U.S. Spies on Chat Rooms
Associated Press

Story location: http://www.wired.com/news/privacy/0,1848,65305,00.html

02:02 PM Oct. 11, 2004 PT

TROY, N.Y. -- Amid the torrent of jabber in internet chat rooms -- flirting
by QTpie and BoogieBoy, arguments about politics and horror flicks -- are
terrorists plotting their next move?

The government certainly isn't discounting the possibility. It's taking the
idea seriously enough to fund a yearlong study on chat room surveillance
under an anti-terrorism program.

A Rensselaer Polytechnic Institute computer science professor hopes to
develop mathematical models that can uncover structure within the
scattershot traffic of online public forums.

Chat rooms are the highly popular and freewheeling areas on the internet
where people with self-created nicknames discuss just about anything:
teachers, Kafka, cute boys, politics, love, root canals. They are also
places where malicious hackers have been known to trade software tools,
stolen passwords and credit card numbers. The Pew Internet & American Life
Project estimates 28 million Americans have visited internet chat rooms.

Trying to monitor the sea of traffic on all the chat channels would be like
assigning a police officer to listen in on every conversation on the
sidewalk -- virtually impossible.

Instead of rummaging through megabytes of messages, RPI professor Bulent
Yener will use mathematical models in search of patterns in the chatter.
Downloading data from selected chat rooms, Yener will track the times that
messages were sent, creating a statistical profile of the traffic.

If, for instance, RatBoi and bowler1 consistently send messages within
seconds of each other in a crowded chat room, you could infer that they were
speaking to one another amid the "noise" of the chat room.

"For us, the challenge is to be able to determine, without reading the
messages, who is talking to whom," Yener said. In search of "hidden
communities," Yener also wants to check messages for certain keywords that
could reveal something about what's being discussed in groups.

The $157,673 grant comes from the National Science Foundation's Approaches
to Combat Terrorism program. It was selected in coordination with the
nation's intelligence agencies.

The NSF's Leland Jameson said the foundation judged the proposal strictly on
its broader scientific merit, leaving it to the intelligence community to
determine its national security value. Neither the CIA nor the FBI would
comment on the grant, with a CIA spokeswoman citing the confidentiality of
sources and methods.

Security officials know al-Qaida and other terrorist groups use the internet
for everything from propaganda to offering tips on kidnapping. But it's not
clear if terrorists rely much on chat rooms for planning and coordination.

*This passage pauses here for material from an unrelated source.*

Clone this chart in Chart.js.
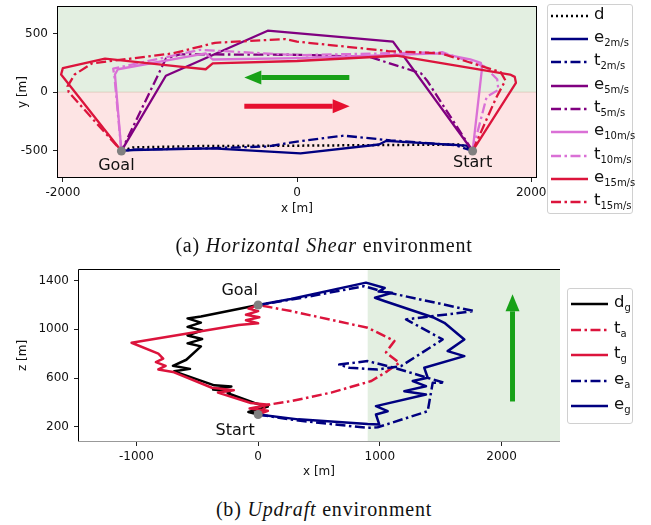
<!DOCTYPE html>
<html>
<head>
<meta charset="utf-8">
<script src="https://cdn.jsdelivr.net/npm/chart.js@4.4.1/dist/chart.umd.min.js"></script>
<style>
  body { margin: 0; width: 651px; height: 525px; background: #fff; position: relative; overflow: hidden; font-family: "DejaVu Sans", sans-serif; }
  canvas { position: absolute; left: 0; }
  #shear { top: 0; }
  #updraft { top: 260px; }
  .leg { position: absolute; background: #fff; border: 1px solid #d0d0d0; border-radius: 3px; box-sizing: border-box; }
  .row { position: absolute; left: 3px; height: 20px; display: flex; align-items: center; white-space: nowrap; }
  .row svg { flex: none; }
  .row span { font-size: 16.5px; line-height: 20px; color: #111; margin-left: 6px; position: relative; top: -2px; }
  .row sub { font-size: 10px; line-height: 0; vertical-align: -4px; }
  .cap { position: absolute; left: 0; width: 648px; text-align: center; font-family: "Liberation Serif", "Times New Roman", serif; font-size: 20px; line-height: 20px; letter-spacing: 0.8px; color: #111; }
</style>
</head>
<body>
<canvas id="shear" width="560" height="225"></canvas>
<canvas id="updraft" width="575" height="225"></canvas>
<div class="leg" id="legShear" style="left:547px;top:4px;width:86px;height:210px"></div>
<div class="leg" id="legUpdraft" style="left:567px;top:288px;width:66px;height:136px"></div>
<div class="cap" style="top:235px">(a) <i>Horizontal Shear</i> environment</div>
<div class="cap" style="top:499px">(b) <i>Updraft</i> environment</div>
<script>
// ---- (a) horizontal shear: tick values
const shearXTicks = [-2000, 0, 2000];
const shearYTicks = [-500, 0, 500];

// ---- (a) trajectories, [x, y] in metres
const dPath = [[1500,-500],[1400,-445],[700,-450],[0,-455],[-800,-458],[-1400,-470],[-1500,-500]];
const e2 = [[1500,-500],[1450,-455],[760,-415],[700,-445],[30,-520],[-720,-478],[-1400,-492],[-1500,-500]];
const t2 = [[1500,-500],[1350,-450],[800,-410],[400,-370],[0,-420],[-250,-462],[-800,-478],[-1400,-488],[-1500,-500]];
const e5 = [[1500,-500],[820,430],[-250,523],[-1120,140],[-1500,-500]];
const t5 = [[1500,-500],[1110,100],[1060,160],[950,195],[620,300],[0,318],[-1000,322],[-1120,285],[-1500,-500]];
const e10 = [[1500,-500],[1580,200],[1570,250],[1480,280],[1220,330],[0,290],[-720,278],[-780,330],[-1530,195],[-1555,150],[-1500,-500]];
const t10 = [[1500,-500],[1620,-40],[1720,20],[1710,110],[1600,220],[1240,340],[0,315],[-830,360],[-1570,200],[-1560,140],[-1500,-500]];
const e15 = [[1500,-500],[1870,80],[1860,130],[1820,150],[850,310],[0,265],[-720,245],[-780,195],[-1000,218],[-1640,285],[-2000,205],[-2015,150],[-1500,-500]];
const t15 = [[1500,-500],[1700,-50],[1780,100],[1740,170],[1230,330],[780,350],[0,430],[-100,452],[-700,420],[-1060,330],[-1750,245],[-1900,150],[-1960,50],[-1950,0],[-1500,-500]];
const shearEnds = [[-1500,-500],[1500,-500]];   // Goal, Start

// ---- (b) updraft: tick values
const updraftXTicks = [-1000, 0, 1000, 2000];
const updraftZTicks = [200, 600, 1000, 1400];

// ---- (b) trajectories, [x, z] in metres
const dg = [[0,300],[-80,320],[80,365],[-30,395],[-250,475],[-230,490],[-370,505],[-220,530],[-360,540],[-690,655],[-560,675],[-700,700],[-590,750],[-470,860],[-580,885],[-460,920],[-580,950],[-460,990],[-580,1020],[-470,1055],[-580,1090],[-470,1105],[0,1200]];
const ta = [[0,300],[80,380],[270,410],[600,480],[930,575],[1060,655],[1160,725],[1050,810],[1120,905],[900,1013],[270,1150],[0,1200]];
const tg = [[0,300],[80,330],[-70,350],[90,380],[-60,395],[-330,480],[-200,500],[-380,520],[-700,650],[-820,670],[-760,700],[-840,730],[-780,760],[-820,800],[-1040,890],[-160,1035],[0,1050],[-100,1075],[10,1100],[-100,1120],[0,1150],[-80,1170],[0,1200]];
const ea = [[0,300],[330,250],[900,190],[982,195],[1393,327],[1434,560],[1530,560],[1118,684],[900,739],[666,711],[748,684],[982,670],[1174,698],[1516,917],[1215,1082],[1776,1150],[1009,1315],[871,1355],[351,1258],[0,1200]];
const eg = [[0,300],[330,260],[900,222],[995,218],[968,300],[1064,327],[968,369],[1379,464],[1201,492],[1379,533],[1270,575],[1393,602],[1365,684],[1694,780],[1557,821],[1694,917],[1530,1054],[1447,1095],[1036,1233],[960,1260],[1100,1300],[990,1310],[1040,1340],[886,1384],[269,1250],[0,1200]];
const updraftEnds = [[0,1200],[0,300]];         // Goal, Start

// wind arrows, [x1, y1, x2, y2] in data units
const shearArrows = [[447,124,-450,124],[-450,-120,450,-120]];
const updraftArrow = [2090,407,2090,1288];

// styles
const navy = '#000080', purple = '#800080', orchid = '#da70d6', crimson = '#dc143c';
const SOLID = [], DASHDOT = [10,3.5,2.5,3.5], DOTTED = [2,3];
const greenBg = '#e3efe1', pinkBg = '#fde4e4';
const tickFont = { family: 'DejaVu Sans', size: 12 };

const pts = a => a.map(p => ({ x: p[0], y: p[1] }));

function lineSet(data, color, dash, width, order) {
  return { data: pts(data), borderColor: color, backgroundColor: color, borderDash: dash,
           borderWidth: width, showLine: true, pointRadius: 0, fill: false, order: order,
           borderJoinStyle: 'round' };
}
function endsSet(data) {
  return { data: pts(data), pointRadius: 4.5, pointBackgroundColor: '#808080',
           pointBorderWidth: 0, showLine: false, order: -1 };
}

function drawArrow(ctx, x1, y1, x2, y2, color) {
  const w = 5, headLen = 17, headW = 14;
  const ang = Math.atan2(y2 - y1, x2 - x1);
  const bx = x2 - headLen * Math.cos(ang), by = y2 - headLen * Math.sin(ang);
  ctx.strokeStyle = color; ctx.lineWidth = w; ctx.lineCap = 'butt'; ctx.setLineDash([]);
  ctx.beginPath(); ctx.moveTo(x1, y1); ctx.lineTo(bx, by); ctx.stroke();
  ctx.fillStyle = color;
  ctx.beginPath(); ctx.moveTo(x2, y2);
  ctx.lineTo(bx + headW / 2 * Math.sin(ang), by - headW / 2 * Math.cos(ang));
  ctx.lineTo(bx - headW / 2 * Math.sin(ang), by + headW / 2 * Math.cos(ang));
  ctx.closePath(); ctx.fill();
}

function axis(min, max, ticks, title, fitSize, horizontal, titlePad) {
  return {
    type: 'linear', min: min, max: max,
    afterBuildTicks: s => { s.ticks = ticks.map(v => ({ value: v })); },
    afterFit: s => {
      if (horizontal) s.height = fitSize; else s.width = fitSize;
      s.paddingLeft = s.paddingRight = s.paddingTop = s.paddingBottom = 0;
    },
    grid: { drawOnChartArea: false, drawTicks: true, tickLength: 4, tickColor: '#222', lineWidth: 1 },
    border: { display: false },
    ticks: { font: tickFont, color: '#111', padding: horizontal ? 4 : 5, maxRotation: 0, autoSkip: false,
             callback: v => String(v) },
    title: { display: true, text: title, font: tickFont, color: '#111', padding: titlePad }
  };
}

const baseOpts = {
  responsive: false, animation: false, events: [],
  plugins: { legend: { display: false }, tooltip: { enabled: false } }
};

// ---------- (a) Horizontal Shear ----------
const shearDecor = {
  id: 'shearDecor',
  beforeDatasetsDraw(chart) {
    const { ctx, chartArea: a, scales: { x, y } } = chart;
    const y0 = y.getPixelForValue(0);
    ctx.save();
    ctx.fillStyle = greenBg; ctx.fillRect(a.left, a.top, a.width, y0 - a.top);
    ctx.fillStyle = pinkBg; ctx.fillRect(a.left, y0, a.width, a.bottom - y0);
    ctx.strokeStyle = 'rgba(190,150,120,0.35)'; ctx.lineWidth = 1;
    ctx.beginPath(); ctx.moveTo(a.left, y0); ctx.lineTo(a.right, y0); ctx.stroke();
    ctx.restore();
  },
  afterDatasetsDraw(chart) {
    const { ctx, chartArea: a, scales: { x, y } } = chart;
    ctx.save();
    shearArrows.forEach((r, i) => drawArrow(ctx, x.getPixelForValue(r[0]), y.getPixelForValue(r[1]),
      x.getPixelForValue(r[2]), y.getPixelForValue(r[3]), i === 0 ? '#17a117' : '#e6102f'));
    ctx.font = '16px "DejaVu Sans"'; ctx.fillStyle = '#111'; ctx.textAlign = 'center';
    const g = shearEnds[0], s = shearEnds[1];
    ctx.fillText('Goal', x.getPixelForValue(g[0]) - 5, y.getPixelForValue(g[1]) + 19);
    ctx.fillText('Start', x.getPixelForValue(s[0]), y.getPixelForValue(s[1]) + 16);
    ctx.strokeStyle = '#000'; ctx.lineWidth = 1;
    ctx.strokeRect(Math.round(a.left) + 0.5, Math.round(a.top) + 0.5, Math.round(a.width) - 1, Math.round(a.height) - 1);
    ctx.restore();
  }
};

const shearSeries = [
  [dPath, '#000', DOTTED, 2.5], [e2, navy, SOLID, 2.3], [t2, navy, DASHDOT, 2.3],
  [e5, purple, SOLID, 2.3], [t5, purple, DASHDOT, 2.3], [e10, orchid, SOLID, 2.3],
  [t10, orchid, DASHDOT, 2.3], [e15, crimson, SOLID, 2.3], [t15, crimson, DASHDOT, 2.3]
];

new Chart(document.getElementById('shear'), {
  type: 'scatter',
  data: { datasets: shearSeries.map((s, i) => lineSet(s[0], s[1], s[2], s[3], 20 - i)).concat([endsSet(shearEnds)]) },
  options: Object.assign({}, baseOpts, {
    layout: { padding: { left: 0, top: 6, right: 23, bottom: 0 } },
    scales: {
      x: axis(-2050, 2050, shearXTicks, 'x [m]', 47, true, { top: 0, bottom: 9 }),
      y: axis(-730, 733, shearYTicks, 'y [m]', 57, false, { top: 16, bottom: 0 })
    }
  }),
  plugins: [shearDecor]
});

// ---------- (b) Updraft ----------
const updraftDecor = {
  id: 'updraftDecor',
  beforeDatasetsDraw(chart) {
    const { ctx, chartArea: a, scales: { x } } = chart;
    const x0 = x.getPixelForValue(900);
    ctx.save();
    ctx.fillStyle = greenBg; ctx.fillRect(x0, a.top, a.right - x0, a.height);
    ctx.restore();
  },
  afterDatasetsDraw(chart) {
    const { ctx, chartArea: a, scales: { x, y } } = chart;
    ctx.save();
    const r = updraftArrow;
    drawArrow(ctx, x.getPixelForValue(r[0]), y.getPixelForValue(r[1]),
      x.getPixelForValue(r[2]), y.getPixelForValue(r[3]), '#17a117');
    ctx.font = '16px "DejaVu Sans"'; ctx.fillStyle = '#111'; ctx.textAlign = 'center';
    const g = updraftEnds[0], s = updraftEnds[1];
    ctx.fillText('Goal', x.getPixelForValue(g[0]) - 18.5, y.getPixelForValue(g[1]) - 10);
    ctx.fillText('Start', x.getPixelForValue(s[0]) - 23, y.getPixelForValue(s[1]) + 20);
    const L = Math.round(a.left) + 0.5, T = Math.round(a.top) + 0.5, B = Math.round(a.bottom) - 0.5;
    ctx.lineWidth = 1;
    ctx.strokeStyle = '#000';
    ctx.beginPath(); ctx.moveTo(L, B); ctx.lineTo(L, T); ctx.lineTo(a.right, T); ctx.stroke();
    ctx.strokeStyle = '#999';
    ctx.beginPath(); ctx.moveTo(L, B); ctx.lineTo(a.right, B); ctx.stroke();
    ctx.restore();
  }
};

const updraftSeries = [
  [dg, '#000', SOLID, 2.5], [ta, crimson, DASHDOT, 2.5], [tg, crimson, SOLID, 2.5],
  [ea, navy, DASHDOT, 2.5], [eg, navy, SOLID, 2.5]
];

new Chart(document.getElementById('updraft'), {
  type: 'scatter',
  data: { datasets: updraftSeries.map((s, i) => lineSet(s[0], s[1], s[2], s[3], 20 - i)).concat([endsSet(updraftEnds)]) },
  options: Object.assign({}, baseOpts, {
    layout: { padding: { left: 0, top: 9, right: 15, bottom: 0 } },
    scales: {
      x: axis(-1480, 2480, updraftXTicks, 'x [m]', 43, true, { top: 0, bottom: 6 }),
      y: axis(74, 1496, updraftZTicks, 'z [m]', 78, false, { top: 16, bottom: 0 })
    }
  }),
  plugins: [updraftDecor]
});

// ---------- legends (HTML, for the subscripts) ----------
const shearLegend = [
  ['d', '', '#000', DOTTED], ['e', '2m/s', navy, SOLID], ['t', '2m/s', navy, DASHDOT],
  ['e', '5m/s', purple, SOLID], ['t', '5m/s', purple, DASHDOT], ['e', '10m/s', orchid, SOLID],
  ['t', '10m/s', orchid, DASHDOT], ['e', '15m/s', crimson, SOLID], ['t', '15m/s', crimson, DASHDOT]
];
const updraftLegend = [
  ['d', 'g', '#000', SOLID], ['t', 'a', crimson, DASHDOT], ['t', 'g', crimson, SOLID],
  ['e', 'a', navy, DASHDOT], ['e', 'g', navy, SOLID]
];

function buildLegend(el, items, firstTop, step) {
  items.forEach((it, i) => {
    const row = document.createElement('div');
    row.className = 'row';
    row.style.top = (firstTop + i * step) + 'px';
    const dash = it[3].length ? ' stroke-dasharray="' + it[3].join(' ') + '"' : '';
    row.innerHTML = '<svg width="37" height="6"><line x1="0" y1="3" x2="37" y2="3" stroke="' + it[2] +
      '" stroke-width="' + (it[3] === DOTTED ? 2.5 : 2.4) + '"' + dash + '/></svg>' +
      '<span>' + it[0] + (it[1] ? '<sub>' + it[1] + '</sub>' : '') + '</span>';
    el.appendChild(row);
  });
}
buildLegend(document.getElementById('legShear'), shearLegend, 0.5, 23.35);
buildLegend(document.getElementById('legUpdraft'), updraftLegend, 5, 25.5);
</script>
</body>
</html>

Michael Vatis, founding director of the National Infrastructure Protection
Center and now a consultant, said he had heard of terrorists using chat
rooms, which he said offer some security as long as code phrases are used.
Other cybersecurity experts doubted chat rooms' usefulness to terrorists
given the other current options, from web mail to hiding messages on
designated web pages that can only be seen by those who know where to look.

"In a world in which you can embed your message in a pixel on a picture on a
homepage about tea cozies, I don't know whether if you're any better if you
think chat would be any particular magnet," Jonathan Zittrain, an Internet
scholar at Harvard Law School.

Because they are focusing on public chat rooms, authorities are not
violating constitutional rights to privacy when they keep an eye on the
traffic, experts said. Law enforcement agents have trolled chat rooms for
years in search of pedophiles, sometimes adopting profiles making it look
like they are young teens.

But the idea of the government reviewing massive amounts of public
communications still raises some concerns.

Mark Rasch, a former head of the Justice Department's computer crimes unit,
said such a system would bring the country one step closer to the Pentagon's
much-maligned Terrorism Information Awareness program. Research on that
massive data-mining project was halted after an uproar over its impact on
privacy. "It's the ability to gather and analyze massive amounts of data
that creates the privacy problem," Rasch said, "even though no individual
bit of data is particularly private."